Para seniman Tionghoa dan Betawi pun berbagi panggung di acara kelenteng atau pesta di rumah warga dan rumah kawin. Mail alias Sumo (45), pria Betawi asal Kecamatan Dadap, misalnya, biasa manggung bersama seorang penyanyi Cina Benteng. ”Kalau diminta lagu Mandarin, kami layani,” kata Sumo.
Suasana seperti itu tidak hanya terjadi di Tanjung Kait, tetapi hampir di semua kantong permukiman Cina Benteng dari daerah pesisir hingga udik (pedalaman), seperti Legok, Cikupa, Serpong, Gunung Sindur, Citayam, dan kawasan hulu Sungai Cisadane.
Kunci keakraban Cina Benteng-Betawi, terutama yang tinggal di udik, mula-mula memang perkawinan campur. Sekarang, di zaman serba modern dan materialistis ini, mereka juga disatukan oleh perasaan senasib: sama-sama hidup pas-pasan.

Teluk Naga 

Bagaimana komunitas Tionghoa Peranakan itu bisa di Tangerang? Edi Prabowo, pengamat Tionghoa Peranakan yang mengajar bahasa Indonesia di Beijing, mengatakan, orang Tionghoa datang ke Teluk Naga sekitar zaman transisi dari Kerajaan Islam ke Kesultanan Islam di tanah Jawa (abad ke-15). Jadi, mereka datang jauh sebelum Portugis dan Belanda datang ke Batavia.
Nama Teluk Naga di pesisir Tangerang, kata Edi, berasal dari perahu-perahu Tiongkok yang bagian kepalanya berhiaskan naga.
Orang-orang Tionghoa ini, lanjut Edi, kawin campur dengan perempuan setempat. Perkawinan itulah yang membentuk komunitas Tionghoa Peranakan yang lambat laun berkembang di Tangerang. Mereka membuka perkebunan tebu dan persawahan.

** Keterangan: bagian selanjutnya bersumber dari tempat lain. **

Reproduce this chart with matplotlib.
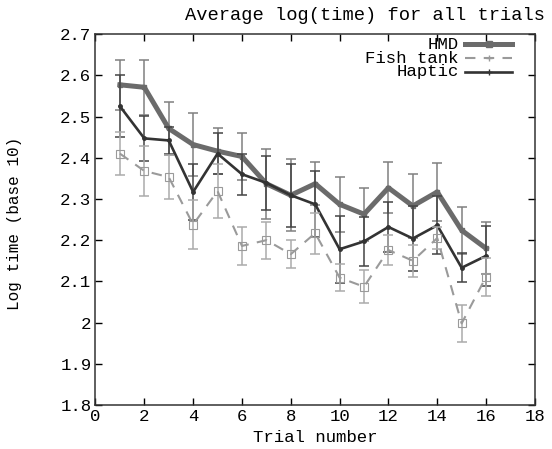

Sejarawan Mona Lohanda dari Arsip Nasional Republik Indonesia (ANRI) menambahkan, kedatangan orang Tionghoa di sekitar Tangerang dan Indonesia terbagi dalam beberapa gelombang yang terjadi pada dinasti yang berbeda jauh sebelum kedatangan orang Eropa.
Sebutan Cina Benteng, lanjutnya, baru muncul setelah Belanda hadir di Batavia. Sebutan itu berasal dari keberadaan komunitas Tionghoa Peranakan yang bermukim di dekat Benteng Kompeni. ”Dari situ ada sebutan Cina Benteng sampai sekarang,” katanya.
Mona yang juga berasal dari komunitas Cina Benteng menambahkan, masyarakat Cina Benteng sendiri terbagi dua. Ada yang disebut warga udik, ada yang warga perkotaan. ”Kami di Tangerang kota menyebut warga Cina Benteng di Cukang Galih, Legok, dan pedalaman lainnya sebagai orang udik,” ujar Mona.
Masyarakat Cina Benteng baik di udik maupun perkotaan sama-sama berakulturasi secara alami selama berabad-abad dengan budaya setempat. Hasilnya, unsur budaya Tionghoa Peranakan mewarnai budaya Betawi dan sebaliknya.
Cina Benteng juga memberi warna dalam toponimi (asal-usul penamaan tempat). Mona Lohanda bercerita, salah seorang guru sekolah dasarnya yang asli Betawi pernah berkisah, nama Karawaci berasal dari istilah Kurawa Cina (bala tentara Tionghoa).
”Mungkin itu berdasarkan ingatan kolektif masyarakat waktu terjadi gerombolan Tionghoa Peranakan yang melakukan keributan dan memicu pembantaian Tionghoa di Batavia 1740,” ujar Mona.
Hubungan harmonis Cina Benteng dan masyarakat setempat juga mengakar sejak lama. Sultan Banten, misalnya, memberi gelar Tubagus kepada Encek Ban Cut, pendiri Menara Masjid Banten, dan beberapa keluarga Tionghoa Peranakan. Sampai sekarang, gelar Tubagus masih dipakai beberapa keluarga Tionghoa Peranakan keturunan Encek Ban Cut.
Jadi, sungguh ironis jika masih ada yang menganggap Cina Benteng sebagai orang asing di tanah kelahirannya sendiri.